## [Short task]
Nothing beyond the line containing "fig.add_artist(Line2D([9 / W, 9" is to be printed; print exactly each line from the start of the records below through that line, leaving out pictures.

─── Data supplied ───

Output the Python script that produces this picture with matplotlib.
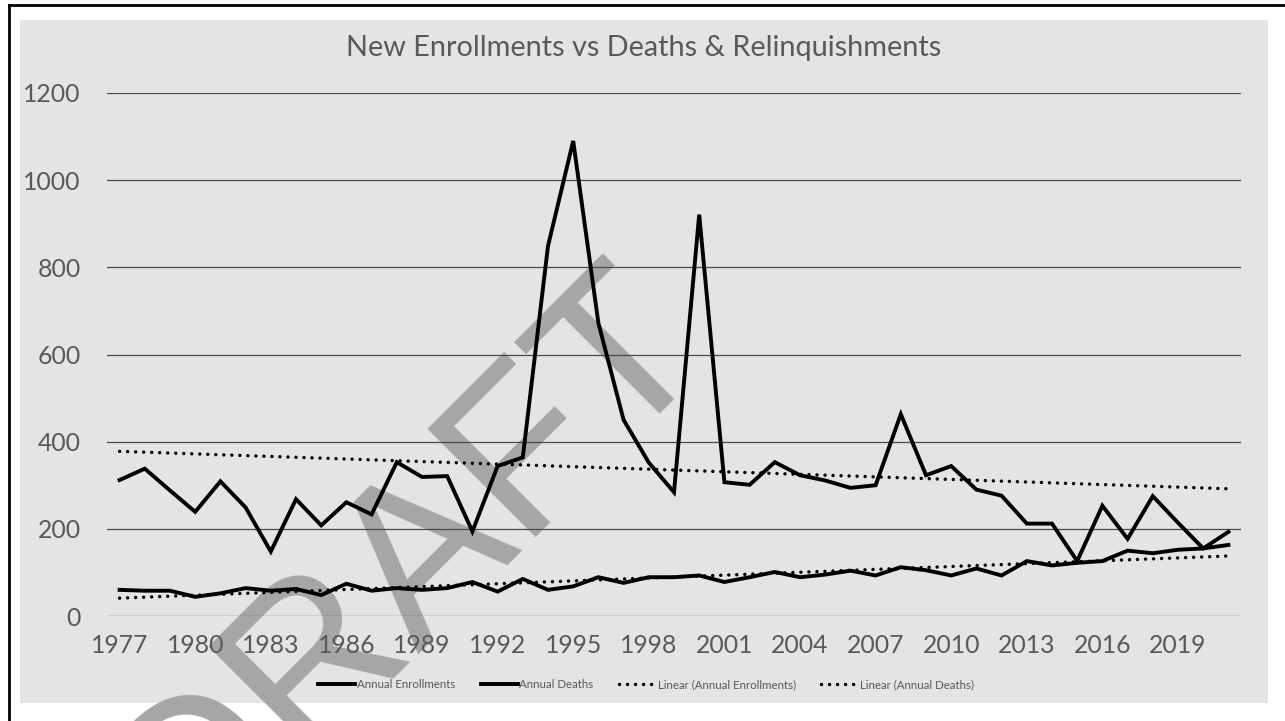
import numpy as np
import matplotlib
matplotlib.use("Agg")
import matplotlib.pyplot as plt
from matplotlib.patches import Rectangle
from matplotlib.lines import Line2D

years = list(range(1977, 2022))
enrollments = [312, 338, 288, 239, 309, 249, 148, 268, 208, 261,
               233, 353, 319, 321, 194, 344, 364, 849, 1090, 672,
               450, 352, 284, 921, 307, 301, 353, 323, 311, 294,
               300, 463, 323, 344, 290, 276, 212, 212, 126, 253,
               177, 275, 214, 155, 193]
deaths = [60, 58, 58, 44, 52, 64, 58, 62, 48, 74,
          58, 64, 60, 64, 78, 56, 85, 60, 68, 89,
          76, 89, 89, 93, 78, 89, 101, 89, 95, 104,
          93, 112, 105, 93, 109, 93, 126, 116, 122, 126,
          150, 144, 152, 155, 163]
xticks = list(range(1977, 2020, 3))
yticks = [0, 200, 400, 600, 800, 1000, 1200]

plt.rcParams['font.family'] = ['Lato', 'DejaVu Sans']

W, H = 1285, 721
fig = plt.figure(figsize=(W / 100, H / 100), dpi=100)

# chart background + page border
fig.patches.append(Rectangle((20 / W, 1 - 703 / H), 1248 / W, 683 / H,
                             transform=fig.transFigure, facecolor='#E4E4E4',
                             edgecolor='none', zorder=0))
fig.add_artist(Line2D([9 / W, 1], [1 - 5 / H, 1 - 5 / H], color='black', lw=2, zorder=5))
fig.add_artist(Line2D([9 / W, 9 / W], [0, 1 - 5 / H], color='black', lw=2, zorder=5))

# watermark (runs off the bottom edge like in the original)
fig.text(448 / W, 1 - 606 / H, "DRAFT", fontsize=160, color='#A6A6A6',
         family='Liberation Sans', rotation=45, ha='center', va='baseline',
         rotation_mode='anchor', zorder=1)

ax = fig.add_axes([107 / W, 1 - 616 / H, (1241 - 107) / W, (616 - 93) / H])
ax.patch.set_alpha(0)
ax.set_zorder(2)

x = np.array(years)
ax.plot(x, enrollments, color='black', lw=2.8, solid_joinstyle='miter', label='Annual Enrollments', zorder=3)
ax.plot(x, deaths, color='black', lw=2.8, solid_joinstyle='miter', label='Annual Deaths', zorder=3)

p1 = np.polyfit(x, enrollments, 1)
p2 = np.polyfit(x, deaths, 1)
dots = (0, (0.01, 2.3))
ax.plot(x, np.polyval(p1, x), color='black', lw=2.5, linestyle=dots, dash_capstyle='round',
        label='Linear (Annual Enrollments)', zorder=3)
ax.plot(x, np.polyval(p2, x), color='black', lw=2.5, linestyle=dots, dash_capstyle='round',
        label='Linear (Annual Deaths)', zorder=3)

ax.set_xlim(1976.5, 2021.5)
ax.set_ylim(0, 1200)
ax.set_xticks(xticks)
ax.set_yticks(yticks)
ax.grid(axis='y', color='#4a4a4a', lw=0.9)
ax.set_axisbelow(True)
for s in ax.spines.values():
    s.set_visible(False)
ax.tick_params(length=0, labelsize=17.8, labelcolor='#595959')
ax.tick_params(axis='y', pad=19)
ax.tick_params(axis='x', pad=13)

fig.text(644 / W, 1 - 48 / H, "New Enrollments vs Deaths & Relinquishments",
         fontsize=20.8, color='#595959', ha='center', va='center')

leg = fig.legend(loc='center', bbox_to_anchor=(646 / W, 1 - 685 / H), ncol=4, frameon=False,
                 fontsize=8.3, handlelength=3.2, handletextpad=0.15, columnspacing=2.2,
                 labelcolor='#595959')

fig.savefig("out.png", dpi=100)
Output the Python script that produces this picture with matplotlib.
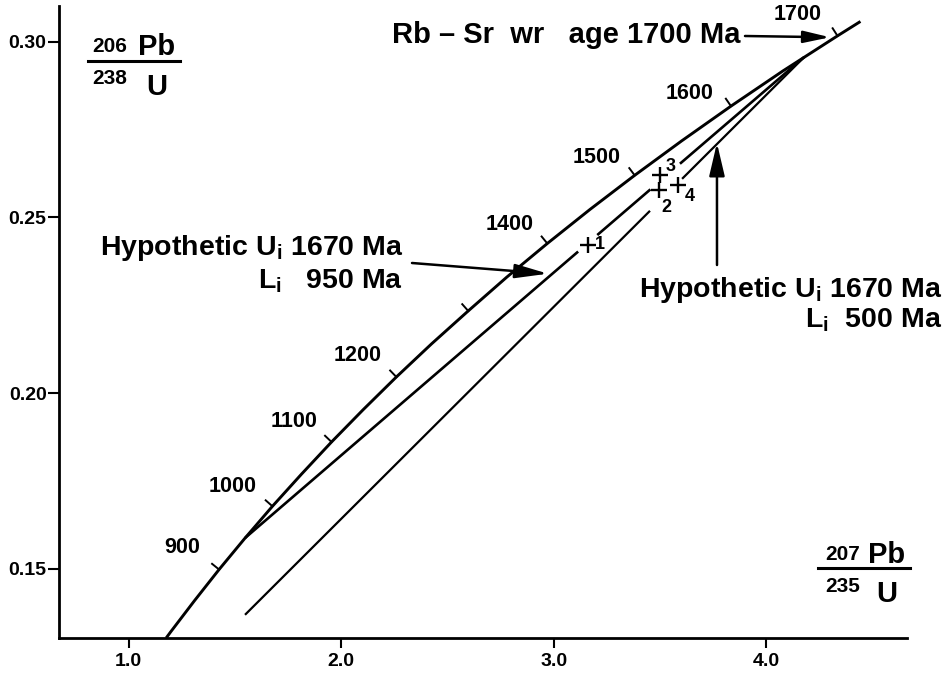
import numpy as np
import matplotlib
matplotlib.use("Agg")
import matplotlib.pyplot as plt
from matplotlib.lines import Line2D

# ---------------- data ----------------
# Concordia curve (age in Ma, 207Pb/235U, 206Pb/238U)
conc_age = [790, 800, 850, 900, 950, 1000, 1050, 1100, 1150, 1200, 1250, 1300,
            1350, 1400, 1450, 1500, 1550, 1600, 1650, 1700, 1720]
conc_x = [1.177, 1.199, 1.310, 1.426, 1.549, 1.677, 1.813, 1.955, 2.104, 2.260,
          2.425, 2.598, 2.779, 2.970, 3.171, 3.381, 3.602, 3.834, 4.078, 4.335, 4.443]
conc_y = [0.1303, 0.1321, 0.1409, 0.1498, 0.1588, 0.1678, 0.1769, 0.1861, 0.1953,
          0.2046, 0.2140, 0.2234, 0.2330, 0.2426, 0.2523, 0.2620, 0.2718, 0.2817,
          0.2917, 0.3017, 0.3058]
tick_ages = [900, 1000, 1100, 1200, 1300, 1400, 1500, 1600, 1700]
label_ages = [900, 1000, 1100, 1200, 1400, 1500, 1600, 1700]

# Discordia Ui 1670 Ma / Li 950 Ma (drawn with gaps at the data points)
disc1_seg_x = [[1.549, 3.115], [3.205, 3.455], [3.594, 4.179]]
disc1_seg_y = [[0.1588, 0.2403], [0.2450, 0.2580], [0.2653, 0.2957]]
# Discordia Ui 1670 Ma / Li 500 Ma
disc2_seg_x = [[1.548, 3.453], [3.604, 4.179]]
disc2_seg_y = [[0.1369, 0.2519], [0.2610, 0.2957]]

# Analysed fractions
pt_names = ["1", "2", "3", "4"]
pt_x = [3.161, 3.495, 3.500, 3.585]
pt_y = [0.2422, 0.2579, 0.2621, 0.2593]

xtick_vals = [1.0, 2.0, 3.0, 4.0]
xtick_labels = ["1.0", "2.0", "3.0", "4.0"]
ytick_vals = [0.15, 0.20, 0.25, 0.30]
ytick_labels = ["0.15", "0.20", "0.25", "0.30"]

# ---------------- styling ----------------
plt.rcParams['font.family'] = ['Liberation Sans', 'DejaVu Sans']
plt.rcParams['font.weight'] = 'bold'
plt.rcParams['mathtext.fontset'] = 'custom'
plt.rcParams['mathtext.rm'] = 'Liberation Sans:bold'
plt.rcParams['mathtext.bf'] = 'Liberation Sans:bold'

W, H = 951, 675
fig = plt.figure(figsize=(W / 100, H / 100), dpi=100)
fig.patch.set_facecolor('white')


def fp(x, y):
    return (x / W, 1 - y / H)


ax = fig.add_axes([59 / W, 1 - 638 / H, (907 - 59) / W, (638 - 6) / H])
ax.set_xlim(0.673, 4.662)
ax.set_ylim(0.1303, 0.3102)
for s in ['top', 'right']:
    ax.spines[s].set_visible(False)
for s in ['left', 'bottom']:
    ax.spines[s].set_linewidth(2.0)
ax.set_xticks(xtick_vals)
ax.set_xticklabels(xtick_labels)
ax.set_yticks(ytick_vals)
ax.set_yticklabels(ytick_labels)
ax.tick_params(axis='x', direction='out', length=7, width=1.5, pad=4, labelsize=14)
ax.tick_params(axis='y', direction='out', length=8, width=1.5, pad=1, labelsize=14)
for lab in ax.get_xticklabels() + ax.get_yticklabels():
    lab.set_fontweight('bold')

# concordia
ax.plot(conc_x, conc_y, color='black', lw=2.1, solid_capstyle='butt', clip_on=False)

# discordia lines
for xs, ys in zip(disc1_seg_x, disc1_seg_y):
    ax.plot(xs, ys, color='black', lw=1.9, solid_capstyle='butt')
for xs, ys in zip(disc2_seg_x, disc2_seg_y):
    ax.plot(xs, ys, color='black', lw=1.6, solid_capstyle='butt')

# age ticks on concordia (perpendicular, toward upper-left)
trans = ax.transData
inv = trans.inverted()
tick_len = 9.0
for age in tick_ages:
    i = conc_age.index(age)
    p = trans.transform((conc_x[i], conc_y[i]))
    p0 = trans.transform((conc_x[i - 1], conc_y[i - 1]))
    p1 = trans.transform((conc_x[i + 1], conc_y[i + 1]))
    t = p1 - p0
    t = t / np.hypot(*t)
    n = np.array([-t[1], t[0]])
    q = p + n * tick_len
    a = inv.transform(p)
    b = inv.transform(q)
    ax.add_line(Line2D([a[0], b[0]], [a[1], b[1]], color='black', lw=1.4))

label_off = {900: (-37, 22), 1000: (-40, 20), 1100: (-37, 20), 1200: (-39, 21),
             1400: (-38, 19), 1500: (-38, 18), 1600: (-41, 13), 1700: (-40, 21)}
for age in label_ages:
    i = conc_age.index(age)
    dx, dy = label_off[age]
    ax.annotate(str(age), xy=(conc_x[i], conc_y[i]), xytext=(dx, dy),
                textcoords='offset pixels', ha='center', va='center',
                fontsize=15.5, fontweight='bold')

# data points
ax.plot(pt_x, pt_y, linestyle='none', marker='+', markersize=11, mew=1.7, color='black')
pt_off = {"1": (12, 0), "2": (7, -18), "3": (11, 8), "4": (12, -12)}
for name, x, y in zip(pt_names, pt_x, pt_y):
    dx, dy = pt_off[name]
    ax.annotate(name, xy=(x, y), xytext=(dx, dy), textcoords='offset pixels',
                ha='center', va='center', fontsize=13, fontweight='bold')

# ---------------- annotations ----------------
fig.text(*fp(392, 43), "Rb – Sr  wr   age 1700 Ma", ha='left', va='baseline',
         fontsize=21, fontweight='bold')
ax.annotate("", xy=(4.30, 0.3013), xycoords='data', xytext=fp(745, 36),
            textcoords='figure fraction',
            arrowprops=dict(arrowstyle='-|>,head_length=1.6,head_width=0.36',
                            lw=1.8, color='black', shrinkA=0, shrinkB=0))

fig.text(*fp(403, 255), r"Hypothetic U$_\mathregular{i}$ 1670 Ma", ha='right',
         va='baseline', fontsize=20.5, fontweight='bold')
fig.text(*fp(403, 288), r"L$_\mathregular{i}$   950 Ma", ha='right',
         va='baseline', fontsize=20.5, fontweight='bold')
ax.annotate("", xy=(2.973, 0.2340), xycoords='data', xytext=fp(412, 263),
            textcoords='figure fraction',
            arrowprops=dict(arrowstyle='-|>,head_length=2.0,head_width=0.43',
                            lw=1.8, color='black', shrinkA=0, shrinkB=0))

fig.text(*fp(942, 297), r"Hypothetic U$_\mathregular{i}$ 1670 Ma", ha='right',
         va='baseline', fontsize=20.5, fontweight='bold')
fig.text(*fp(942, 327), r"L$_\mathregular{i}$  500 Ma", ha='right',
         va='baseline', fontsize=20.5, fontweight='bold')
ax.annotate("", xy=(3.768, 0.2712), xycoords='data', xytext=fp(717, 265),
            textcoords='figure fraction',
            arrowprops=dict(arrowstyle='-|>,head_length=2.0,head_width=0.47',
                            lw=1.8, color='black', shrinkA=0, shrinkB=0))


# axis labels as isotope ratios
def ratio_label(sup_top, el_top, sup_bot, el_bot, cx_sup, cx_el, y_top, y_bar, y_bot, x0, x1):
    fig.text(*fp(cx_sup, y_top - 9), sup_top, ha='center', va='center', fontsize=15, fontweight='bold')
    fig.text(*fp(cx_el, y_top), el_top, ha='center', va='baseline', fontsize=21, fontweight='bold')
    fig.add_artist(Line2D([x0 / W, x1 / W], [1 - y_bar / H, 1 - y_bar / H],
                          transform=fig.transFigure, color='black', lw=2.2))
    fig.text(*fp(cx_sup, y_bot - 16), sup_bot, ha='center', va='center', fontsize=15, fontweight='bold')
    fig.text(*fp(cx_el, y_bot), el_bot, ha='center', va='baseline', fontsize=21, fontweight='bold')


ratio_label("206", "Pb", "238", "U", 110, 157, 55, 61, 95, 88, 180)
ratio_label("207", "Pb", "235", "U", 843, 887, 563, 568, 602, 818, 910)

fig.savefig("out.png", dpi=100, facecolor='white')
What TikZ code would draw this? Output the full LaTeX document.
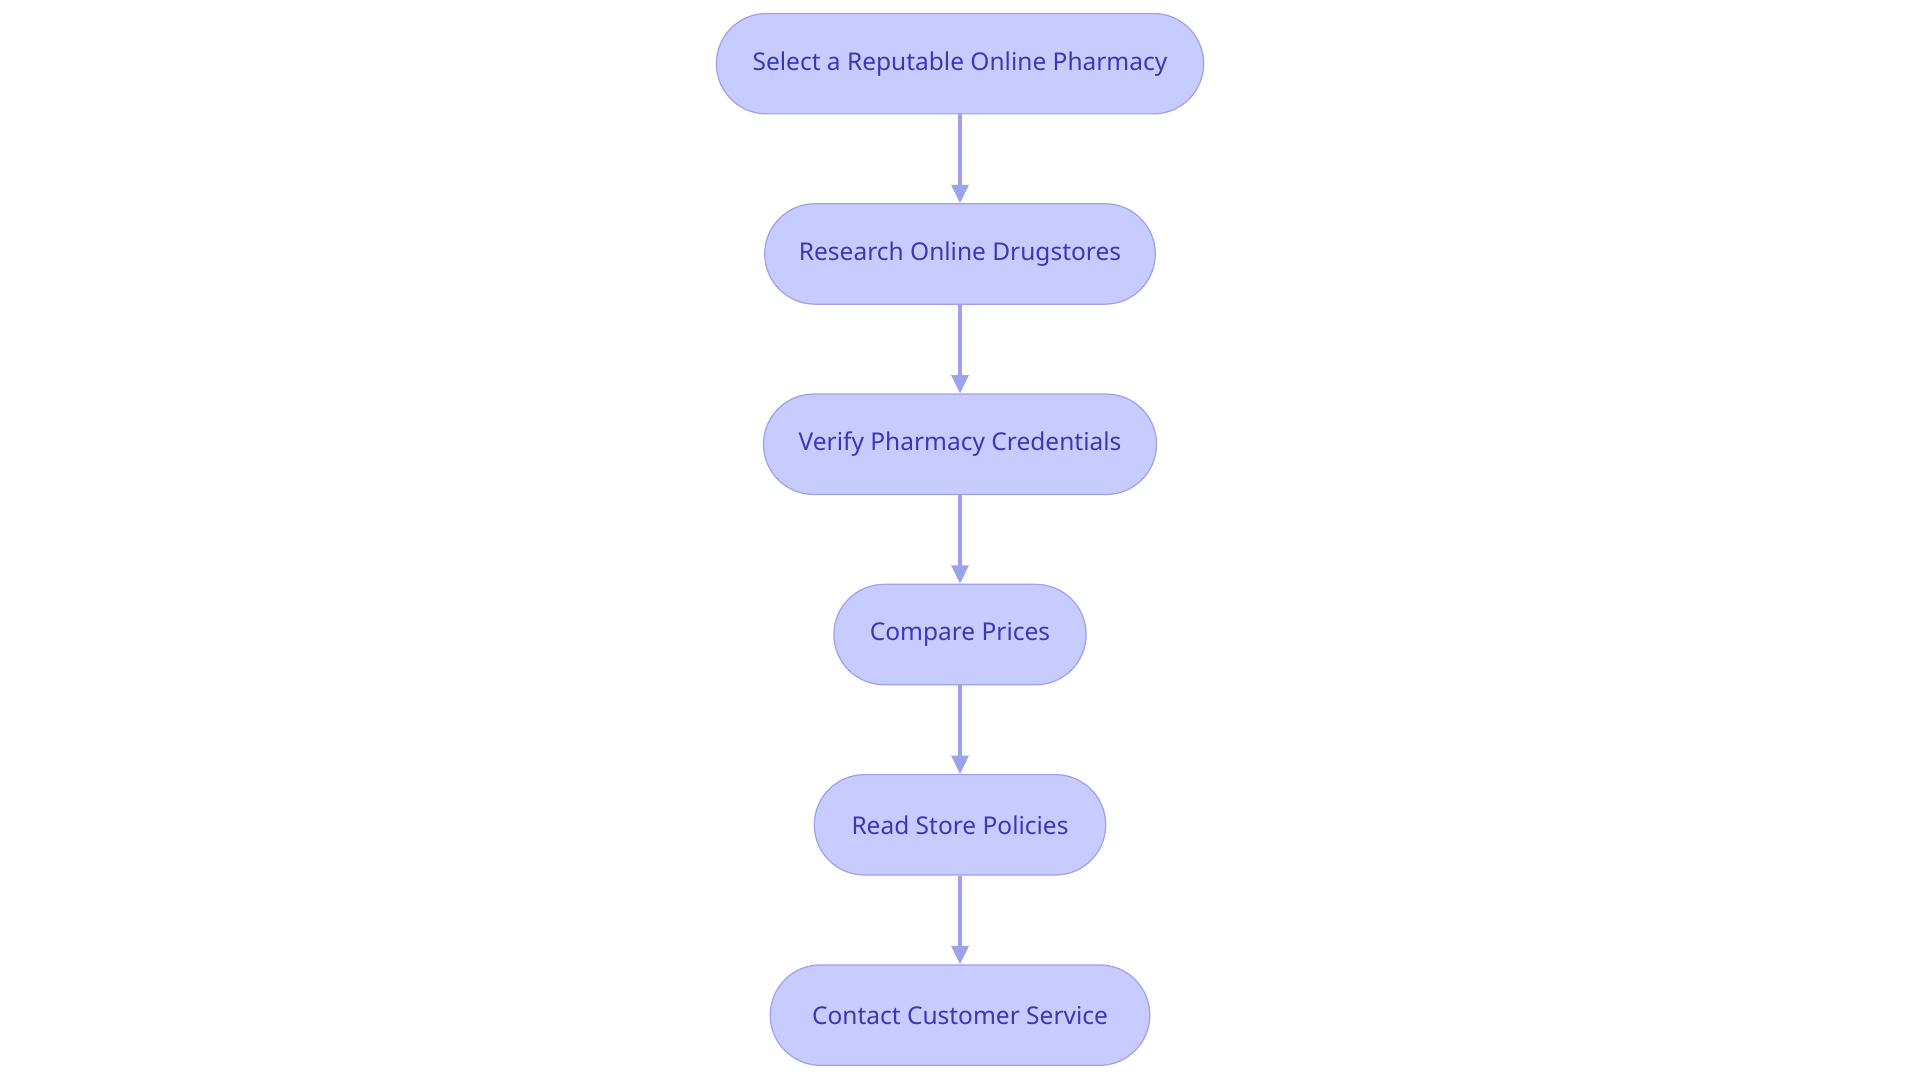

───

## [Solved exercise]
Output the Python script that produces this picture with matplotlib.
import numpy as np
import matplotlib
matplotlib.use("Agg")
import matplotlib.pyplot as plt
from matplotlib.patches import Rectangle
from matplotlib.lines import Line2D

years = list(range(1977, 2022))
enrollments = [312, 338, 288, 239, 309, 249, 148, 268, 208, 261,
               233, 353, 319, 321, 194, 344, 364, 849, 1090, 672,
               450, 352, 284, 921, 307, 301, 353, 323, 311, 294,
               300, 463, 323, 344, 290, 276, 212, 212, 126, 253,
               177, 275, 214, 155, 193]
deaths = [60, 58, 58, 44, 52, 64, 58, 62, 48, 74,
          58, 64, 60, 64, 78, 56, 85, 60, 68, 89,
          76, 89, 89, 93, 78, 89, 101, 89, 95, 104,
          93, 112, 105, 93, 109, 93, 126, 116, 122, 126,
          150, 144, 152, 155, 163]
xticks = list(range(1977, 2020, 3))
yticks = [0, 200, 400, 600, 800, 1000, 1200]

plt.rcParams['font.family'] = ['Lato', 'DejaVu Sans']

W, H = 1285, 721
fig = plt.figure(figsize=(W / 100, H / 100), dpi=100)

# chart background + page border
fig.patches.append(Rectangle((20 / W, 1 - 703 / H), 1248 / W, 683 / H,
                             transform=fig.transFigure, facecolor='#E4E4E4',
                             edgecolor='none', zorder=0))
fig.add_artist(Line2D([9 / W, 1], [1 - 5 / H, 1 - 5 / H], color='black', lw=2, zorder=5))
fig.add_artist(Line2D([9 / W, 9 / W], [0, 1 - 5 / H], color='black', lw=2, zorder=5))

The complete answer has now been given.